Brad Klopfenstein had served in his new role as president of the Greater Lawrence Chamber of Commerce for about a month when the COVID-19 pandemic hit. But he is moving full-speed ahead in helping businesses in need during the stay-at-home order.
When the governor’s order was issued in mid-March, Klopfenstein said the chamber began to offer a weekly series of community meetings via Zoom.
“Ever since they went to the stay-at-home order, just as a chamber to try to give people an opportunity to talk about what’s going on, we’ve tried to do weekly series of community meetings with elected officials or experts on topics and have them share expertise with our members and really anybody who wants to tune in,” Klopfenstein said.
Past guests have included Lawrence Mayor Steve Collier, State Sen. Jim Merritt and members of an accounting firm discussing a payroll replacement program.
“It’s just an opportunity to keep the community updated and share thoughts or pearls of wisdom, whatever is going on,” Klopfenstein said. “This is new for all of us, so the more we can communicate and share ideas and, if nothing else, let everybody know we are in this with them, the better off we are going to be.”
The Greater Lawrence Chamber of Commerce Facebook page posts updated information about the meetings and provides a link for anyone who wants to join in. An email is sent to all chamber members announcing who the speaker is and provides log-in information.
“It’s pretty open,” Klopfenstein said. “It’s our plan to keep it open until we have a reason not to do so.”
Usually, 20 to 30 people join the meetings.
“It’s been a pretty good mix of business leaders and other stakeholders in the community, and a lot of good questions that have gone with it,” Klopfenstein said. “The public can ask questions. We’ve given the speaker 15 or 20 minutes to share what’s on their mind, things they’re working on or are aware of and then open it up to questions from anybody in the group. It has flowed nicely.”
Klopfenstein views the chamber’s role as a tireleless promoter and advocate of local businesses. The organization frequently reaches out to members to see what information is needed and what it can share that business owners may not be aware of regarding loan and grant programs.
“I think our role is going to be more as a cheerleader and to try to bring as much focus as we can into Lawrence and all the businesses we still have here,” Klopfenstein said. “It sounds like (as of April 15) Lawrence hasn’t lost any (businesses) yet, and most communities can’t say that. We are hoping most of our businesses come back intact. They might be a little wounded, but as long as they’re intact, we have a good core of retail and restaurants that hopefully people will be able to come back and spend a lot of money with them once they are able to get outside.”

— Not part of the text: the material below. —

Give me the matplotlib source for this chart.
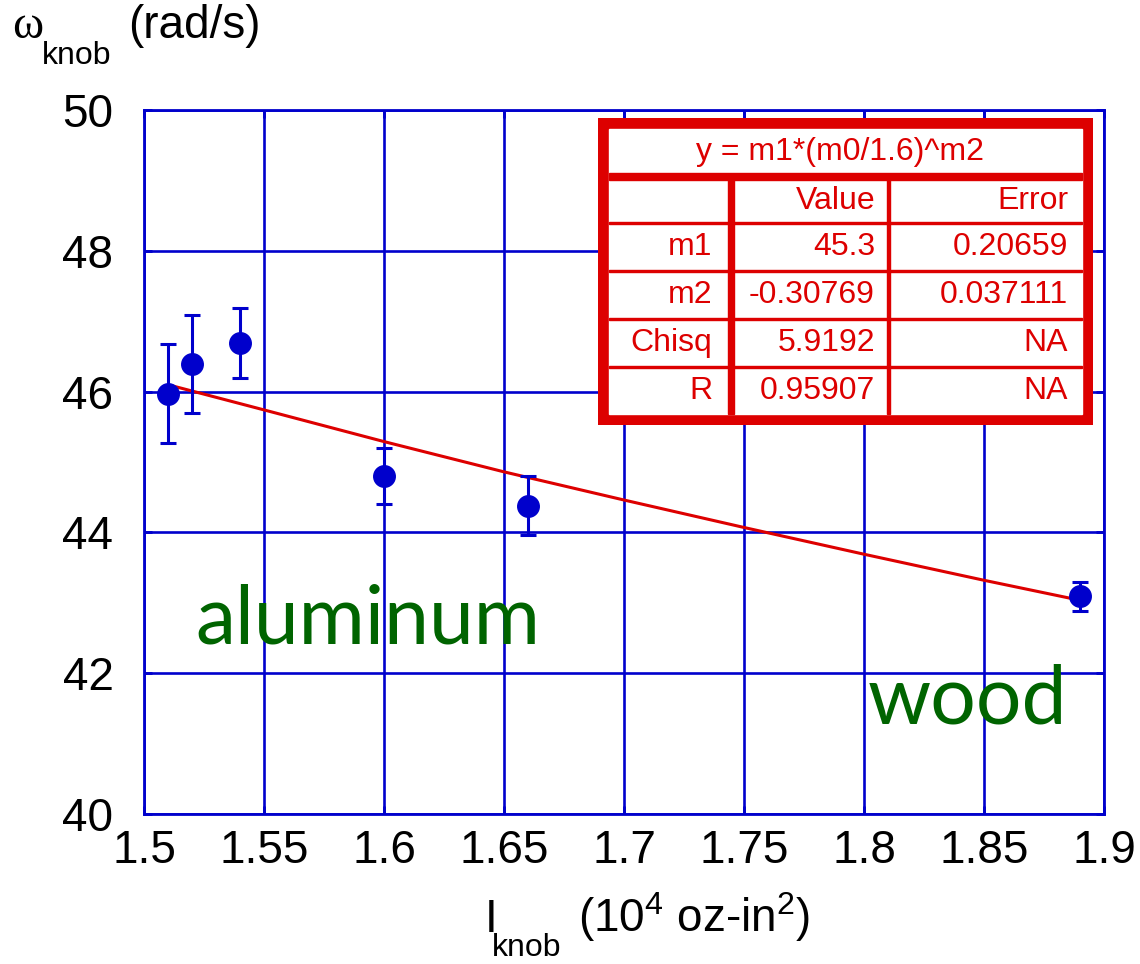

For more, visit greaterlawrencechamber.org.
When the City of Lawrence reopens
Greater Lawrence Chamber of Commerce President Brad Klopfenstein said he expects the City of Lawrence to have a slow rollout when the state’s economoy reopens.
“Certainly, with restaurants, there will be a little more distancing in the dining rooms with a lot more room between tables,” Klopfenstein said. “They will encourage people to do more seating outside. I know they are taking a hard look at Fourth of July right now and probably will know in the next couple of weeks if the Fourth of July celebration will go on. Even if (the state) opens back up in May, it’s going to be different from what it was before.”